His 800-page book Digital Performance (MIT Press, 2007) is the most comprehensive study to date, providing a detailed history and analysis of the field and proposing bold new theoretical arguments. It has been acclaimed in scholarly reviews as ‘Herculean’, ‘stunning’, ‘groundbreaking’, and ‘seminal’, and it has won two international awards: the Association of American Publishers Award for Excellence in Music and the Performing Arts (Professional/Scholarly Publishing Awards); and the Lewis Mumford Award for Outstanding Scholarship in the Ecology of Technics, (Media Ecology Association).
Steve has also published extensively on subjects including theatre studies, film theory, digital arts, Artificial Intelligence, and pedagogy in journals including TDR, CTheory, Arts and Humanities in Higher Education and Performance Research; and four of his articles have been republished in academic Readers.
He co-founded and is Associate Editor of the International Journal of Performance Arts and Digital Media, and is on the editorial board of the academic journals CTheory, Studies in Theatre and Performance, and Body, Space & Technology.

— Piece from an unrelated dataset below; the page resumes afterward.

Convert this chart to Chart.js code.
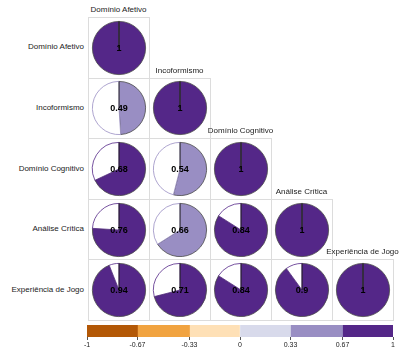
<!DOCTYPE html>
<html>
<head>
<meta charset="utf-8">
<script src="https://cdn.jsdelivr.net/npm/chart.js@4/dist/chart.umd.min.js"></script>
<style>
  body { margin: 0; background: #fff; width: 405px; height: 352px; position: relative; overflow: hidden; font-family: "Liberation Sans", Arial, sans-serif; }
  .cell { position: absolute; box-sizing: border-box; border: 1px solid #dcdcdc; }
  .pie { position: absolute; }
  .lbl { position: absolute; font-size: 8px; color: #222; white-space: nowrap; }
  .row { text-align: right; }
  .col { text-align: center; }
  #bar { position: absolute; left: 77px; top: 320px; width: 326px; height: 29px; }
</style>
</head>
<body>
<div id="bar"><canvas id="barCanvas"></canvas></div>
<script>
// variables (rows and columns of the matrix)
const variables = ['Domínio Afetivo', 'Incoformismo', 'Domínio Cognitivo', 'Análise Crítica', 'Experiência de Jogo'];

// lower triangle of the correlation matrix, one row at a time
const row1 = [1];
const row2 = [0.49, 1];
const row3 = [0.68, 0.54, 1];
const row4 = [0.76, 0.66, 0.84, 1];
const row5 = [0.94, 0.71, 0.84, 0.9, 1];
const corrRows = [row1, row2, row3, row4, row5];

// colour scale
const binEdges = [-1, -0.67, -0.33, 0, 0.33, 0.67, 1];
const binColors = ['#b35806', '#f1a340', '#fee0b6', '#d8daeb', '#998ec3', '#542788'];
const tickLabels = ['-1', '-0.67', '-0.33', '0', '0.33', '0.67', '1'];

const gridLeft = 88, gridTop = 17, cellW = 61, cellH = 60.6, pieSize = 56;

function colorFor(v) {
    for (let i = 0; i < binColors.length; i++) {
        if (v <= binEdges[i + 1]) return binColors[i];
    }
    return binColors[binColors.length - 1];
}

const centerText = {
    id: 'centerText',
    afterDraw(chart) {
        const arc = chart.getDatasetMeta(0).data[0];
        const ctx = chart.ctx;
        ctx.save();
        // radius line to 12 o'clock
        ctx.strokeStyle = '#111';
        ctx.lineWidth = 0.8;
        ctx.beginPath();
        ctx.moveTo(arc.x, arc.y);
        ctx.lineTo(arc.x, arc.y - arc.outerRadius);
        ctx.stroke();
        ctx.fillStyle = '#000';
        ctx.font = 'bold 9px "Liberation Sans", Arial, sans-serif';
        ctx.textAlign = 'center';
        ctx.textBaseline = 'middle';
        ctx.fillText(chart.options.plugins.centerText.label, arc.x, arc.y + 1);
        ctx.restore();
    }
};

for (let i = 0; i < corrRows.length; i++) {
    // row label
    const rl = document.createElement('div');
    rl.className = 'lbl row';
    rl.style.right = (405 - gridLeft + 4) + 'px';
    rl.style.top = (gridTop + i * cellH + cellH / 2 - 5) + 'px';
    rl.textContent = variables[i];
    document.body.appendChild(rl);

    // column label over the diagonal cell
    const cl = document.createElement('div');
    cl.className = 'lbl col';
    cl.style.left = (gridLeft + i * cellW - 30) + 'px';
    cl.style.width = (cellW + 60) + 'px';
    cl.style.top = (gridTop + i * cellH - 12) + 'px';
    cl.textContent = variables[i];
    document.body.appendChild(cl);

    for (let j = 0; j < corrRows[i].length; j++) {
        const v = corrRows[i][j];
        const cell = document.createElement('div');
        cell.className = 'cell';
        cell.style.left = (gridLeft + j * cellW) + 'px';
        cell.style.top = (gridTop + i * cellH) + 'px';
        cell.style.width = (cellW + 1) + 'px';
        cell.style.height = (cellH + 1) + 'px';
        document.body.appendChild(cell);

        const box = document.createElement('div');
        box.className = 'pie';
        box.style.left = (gridLeft + j * cellW + (cellW - pieSize) / 2 + 0.5) + 'px';
        box.style.top = (gridTop + i * cellH + (cellH - pieSize) / 2 + 0.5) + 'px';
        box.style.width = pieSize + 'px';
        box.style.height = pieSize + 'px';
        const cv = document.createElement('canvas');
        box.appendChild(cv);
        document.body.appendChild(box);

        const fill = colorFor(v);
        new Chart(cv, {
            type: 'pie',
            data: {
                labels: ['r', 'rest'],
                datasets: [{
                    data: [v, 1 - v],
                    backgroundColor: [fill, '#ffffff'],
                    borderColor: ['#4a4a4a', fill],
                    borderWidth: 0.8,
                    hoverOffset: 0
                }]
            },
            options: {
                responsive: true,
                maintainAspectRatio: false,
                animation: false,
                events: [],
                layout: { padding: 1 },
                plugins: {
                    legend: { display: false },
                    tooltip: { enabled: false },
                    centerText: { label: String(v) }
                }
            },
            plugins: [centerText]
        });
    }
}

// colour bar
new Chart(document.getElementById('barCanvas'), {
    type: 'bar',
    data: {
        labels: ['scale'],
        datasets: binColors.map((c, k) => ({
            data: [[binEdges[k], binEdges[k + 1]]],
            backgroundColor: c,
            borderWidth: 0,
            grouped: false,
            barPercentage: 1,
            categoryPercentage: 1
        }))
    },
    options: {
        indexAxis: 'y',
        responsive: true,
        maintainAspectRatio: false,
        animation: false,
        events: [],
        layout: { padding: { left: 10, right: 10, top: 5, bottom: 0 } },
        plugins: { legend: { display: false }, tooltip: { enabled: false } },
        scales: {
            x: {
                type: 'linear',
                min: -1,
                max: 1,
                afterBuildTicks: axis => { axis.ticks = binEdges.map(v => ({ value: v })); },
                ticks: {
                    autoSkip: false,
                    maxRotation: 0,
                    padding: 1,
                    color: '#222',
                    font: { size: 7, family: '"Liberation Sans", Arial, sans-serif' },
                    callback: (val, idx) => tickLabels[idx]
                },
                grid: { drawOnChartArea: false, drawTicks: true, tickLength: 3, color: '#555' },
                border: { display: false }
            },
            y: { display: false }
        }
    }
});
</script>
</body>
</html>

He has been invited to present research seminars at Universities including Paris Sorbonne, Trinity, Beijing Film Academy, Kansas, Bayreuth, Manchester, Nottingham and Bristol, and has delivered keynote conference addresses in the USA, Australia, Korea and the UK.
Steve is director of The Chameleons Group (established 1994), a performance research company exploring new approaches to the creation of multi-media performances using a diverse range of performance styles and electronic media. The group has toured internationally with live 'film-theatre' productions where live actors work in front of large video screens, interacting with film characters and their own ‘digital doubles', and appear to move from the stage to the screen space.
In 2000, the group presented the most ambitious interactive cyber-theatre event ever staged, which allowed online audiences to direct the actors and write dialogue for the performances in real time. More recently Steve has collaborated with digital artists Paul Sermon, Andrea Zapp and Mathias Fuchs on Unheimlich (since 2005, Arts Council funded), a telematic performance installation exhibited at conferences including SIGGRAPH which enables improvisatory participation between audience members in the USA and live Chameleons Group performers in the UK.
The Chameleons Group has produced two innovative CD-ROMs analysing their work, both of which won international awards and were presented at digital arts exhibitions in Europe, Russia, and the USA. The Chameleons Group’s latest double DVD of their live multimedia theatre work is available gratis on request from: rachel.russell@brunel.ac.uk
Steve is a Research Panel member for the Arts and Humanities Research Council (Panel 7, Music and Performing Arts), and has served on two specially constituted AHRC advisory panels (ICT in Creative and Performing Arts, and the Strategic Evaluation Review of AHDS). A recognised academic pioneer and advisor on the use of ICT in the arts and humanities, he is currently a standing committee member of Digital Resources in Humanities and Arts (DRHA) and an advisory board member of the Arts and Humanities Data Service (AHDS), and Artifact (JISC Resource Discovery Network hub).
He has worked as a subject reviewer for the Quality Assurance Agency (QAA) and was a member of the Benchmarking Reference Group for Dance, Drama and Performance Studies. He has formerly been Chair of the Information Technology Group for the drama subject association SCUDD, a committee member for Performance Studies International, a panel advisor to the North West Arts Board, and an expert advisor on the JISC Arts and Humanities Research ICT Awareness and Training project.